If you are going to mention anyone you owe it to him or her to pronounce the name correctly.
Modern Aussie journalism would do very nicely with such high standards.
Australian football is reeling from a true icon of the world game, whose impeccable behaviour, real football mentality and high standing in the community will not be forgotten easily.
When I came to Australia in 1981 and soon discovered to my deep frustration the game's place in a country besotted with such strange games as Australian Rules, rugby league and cricket, Les would offer solace and plenty of conversations about the game we both loved with a passion.
He would be the only one I talked to who knew that the European Cup was not some sort of foreign gelato to hit our stores but football's most important club competition.

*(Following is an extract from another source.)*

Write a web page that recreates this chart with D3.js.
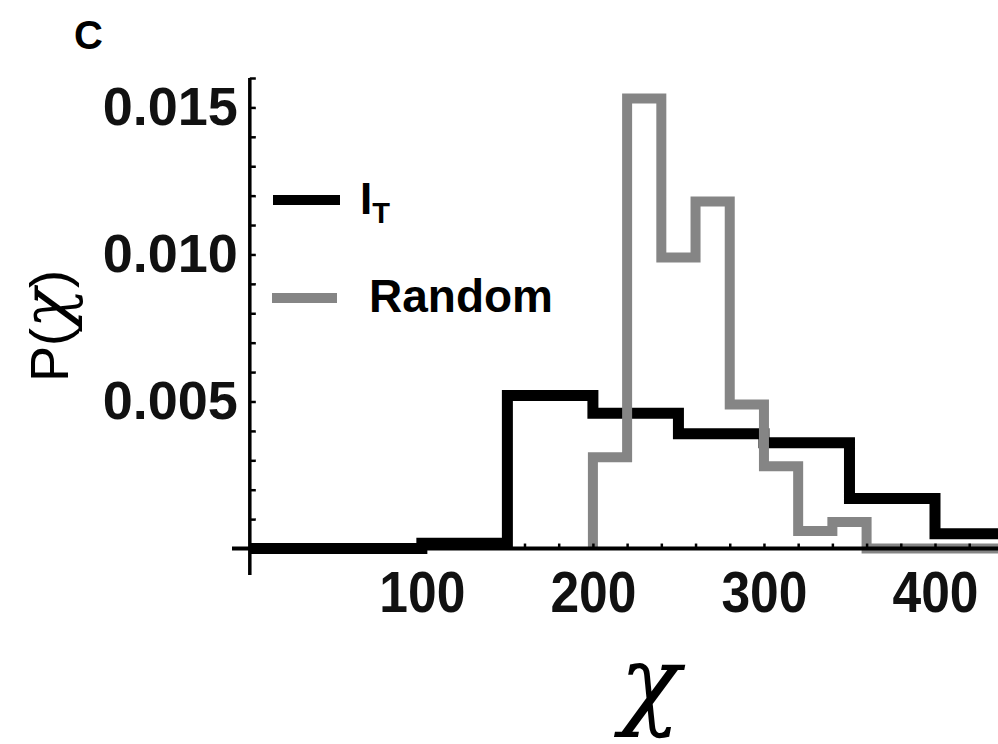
<!DOCTYPE html>
<html>
<head>
<meta charset="utf-8">
<script src="https://cdn.jsdelivr.net/npm/d3@7"></script>
<style>
  body { margin: 0; background: #fff; }
  svg { display: block; }
</style>
</head>
<body>
<div id="chart"></div>
<script>
// histogram of chi for the two sets
const blackEdges = [0, 50, 100, 150, 200, 250, 300, 350, 400, 450];
const blackVals = [0, 0, 0.00018, 0.0052, 0.0046, 0.0039, 0.0036, 0.0017, 0.0005];

const grayEdges = [200, 220, 240, 260, 280, 300, 320, 340, 360];
const grayVals = [0.0031, 0.0153, 0.0099, 0.0118, 0.0049, 0.0028, 0.0006, 0.0009];

const xTicks = [100, 200, 300, 400];
const yTicks = [0.005, 0.010, 0.015];
const legendNames = ['I', 'Random'];

const w = 998;
const h = 744;

const svg = d3.select('#chart')
  .append('svg')
  .attr('width', w)
  .attr('height', h);

const x = d3.scaleLinear().domain([-11, 438]).range([232, 1000]);
const y = d3.scaleLinear().domain([-0.0009, 0.016]).range([575, 78]);

// step lines
const line = d3.line()
  .x(d => x(d[0]))
  .y(d => y(d[1]))
  .curve(d3.curveStepAfter);

const blackPts = blackVals.map((v, i) => [blackEdges[i], v]);
blackPts.push([blackEdges[blackEdges.length - 1], blackVals[blackVals.length - 1]]);

const grayPts = [[grayEdges[0], 0]];
grayVals.forEach((v, i) => grayPts.push([grayEdges[i], v]));
grayPts.push([grayEdges[grayEdges.length - 1], 0]);
grayPts.push([438, 0]);

svg.append('path')
  .attr('d', line(blackPts))
  .attr('fill', 'none')
  .attr('stroke', '#000')
  .attr('stroke-width', 11)
  .attr('stroke-linejoin', 'miter');

svg.append('path')
  .attr('d', line(grayPts))
  .attr('fill', 'none')
  .attr('stroke', '#858585')
  .attr('stroke-width', 10)
  .attr('stroke-linejoin', 'miter');

// y axis
const yMinor = d3.range(0, 0.0161, 0.001);
svg.append('g')
  .attr('transform', `translate(${x(0) - 1},0)`)
  .call(d3.axisRight(y).tickValues(yMinor).tickSize(6).tickFormat(''))
  .call(g => g.select('.domain').remove())
  .selectAll('line').attr('stroke', '#000').attr('stroke-width', 2.5);

svg.append('line')
  .attr('x1', x(0) - 1).attr('x2', x(0) - 1)
  .attr('y1', y(-0.0009)).attr('y2', y(0.016))
  .attr('stroke', '#000').attr('stroke-width', 3.5);

const yAx = svg.append('g')
  .attr('transform', `translate(${x(0) - 1},0)`)
  .call(d3.axisLeft(y).tickValues(yTicks).tickSize(0).tickPadding(12).tickFormat(d3.format('.3f')));
yAx.select('.domain').remove();
yAx.selectAll('text')
  .attr('font-family', 'Liberation Sans, Arial, sans-serif')
  .attr('font-weight', 'bold')
  .attr('font-size', 54)
  .attr('fill', '#111');

// x axis
const xMinor = d3.range(0, 440, 20);
svg.append('g')
  .attr('transform', `translate(0,${y(0)})`)
  .call(d3.axisTop(x).tickValues(xMinor).tickSize(5).tickFormat(''))
  .call(g => g.select('.domain').remove())
  .selectAll('line').attr('stroke', '#000').attr('stroke-width', 2.5);

svg.append('line')
  .attr('x1', x(-11)).attr('x2', x(438))
  .attr('y1', y(0)).attr('y2', y(0))
  .attr('stroke', '#000').attr('stroke-width', 4);

const xAx = svg.append('g')
  .attr('transform', `translate(0,${y(0)})`)
  .call(d3.axisBottom(x).tickValues(xTicks).tickSize(0).tickPadding(0).tickFormat(d3.format('d')));
xAx.select('.domain').remove();
xAx.selectAll('text')
  .attr('y', 63)
  .attr('dy', 0)
  .attr('font-family', 'Liberation Sans, Arial, sans-serif')
  .attr('font-weight', 'bold')
  .attr('font-size', 58)
  .attr('textLength', 86)
  .attr('lengthAdjust', 'spacingAndGlyphs')
  .attr('fill', '#111');

// legend
const legend = svg.append('g');
legend.append('line')
  .attr('x1', 273).attr('x2', 340).attr('y1', 200).attr('y2', 200)
  .attr('stroke', '#000').attr('stroke-width', 10);
legend.append('line')
  .attr('x1', 272).attr('x2', 337).attr('y1', 298).attr('y2', 298)
  .attr('stroke', '#858585').attr('stroke-width', 10);

const lt = legend.append('text')
  .attr('x', 360).attr('y', 214)
  .attr('font-family', 'Liberation Sans, Arial, sans-serif')
  .attr('font-weight', 'bold')
  .attr('font-size', 44);
lt.append('tspan').text(legendNames[0]);
lt.append('tspan').attr('font-size', 29).attr('dy', 9).text('T');

legend.append('text')
  .attr('x', 369).attr('y', 312)
  .attr('font-family', 'Liberation Sans, Arial, sans-serif')
  .attr('font-weight', 'bold')
  .attr('font-size', 46)
  .text(legendNames[1]);

// panel letter
svg.append('text')
  .attr('x', 74).attr('y', 49)
  .attr('font-family', 'Liberation Sans, Arial, sans-serif')
  .attr('font-weight', 'bold')
  .attr('font-size', 40)
  .text('C');

// y title
const yt = svg.append('text')
  .attr('transform', 'translate(68,326) rotate(-90)')
  .attr('text-anchor', 'middle')
  .attr('font-family', 'Liberation Sans, Arial, sans-serif')
  .attr('font-size', 54);
yt.append('tspan').text('P(');
yt.append('tspan')
  .attr('font-family', 'DejaVu Serif, serif')
  .attr('font-style', 'italic')
  .attr('font-size', 66)
  .text('χ');
yt.append('tspan').text(')');

// x title
svg.append('text')
  .attr('x', 650).attr('y', 716)
  .attr('text-anchor', 'middle')
  .attr('font-family', 'DejaVu Serif, serif')
  .attr('font-style', 'italic')
  .attr('font-size', 100)
  .text('χ');
</script>
</body>
</html>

He knew that there was more to foreign football than Liverpool, Manchester United and the FA Cup.
And he knew above all that if Australia was to make it in the world game it would have to learn to appreciate the value and appeal of football at large.
Les was generous enough to introduce me to SBS.
Les leaves us with a rich legacy and a massive hole to fill.
The game is much stronger now than it was when he made his first tentative steps in Australia in the late 1970s.
It enjoys a profile that he has helped build with his sheer professionalism, dedication and love for the game.
Yet the greatest legacy he could leave is for aspiring journalists to follow in his footsteps and learn to report with fairness and respect and without fear.
Les Murray led by example throughout his career and I'm sure he will keep fighting for our game deep into extra time.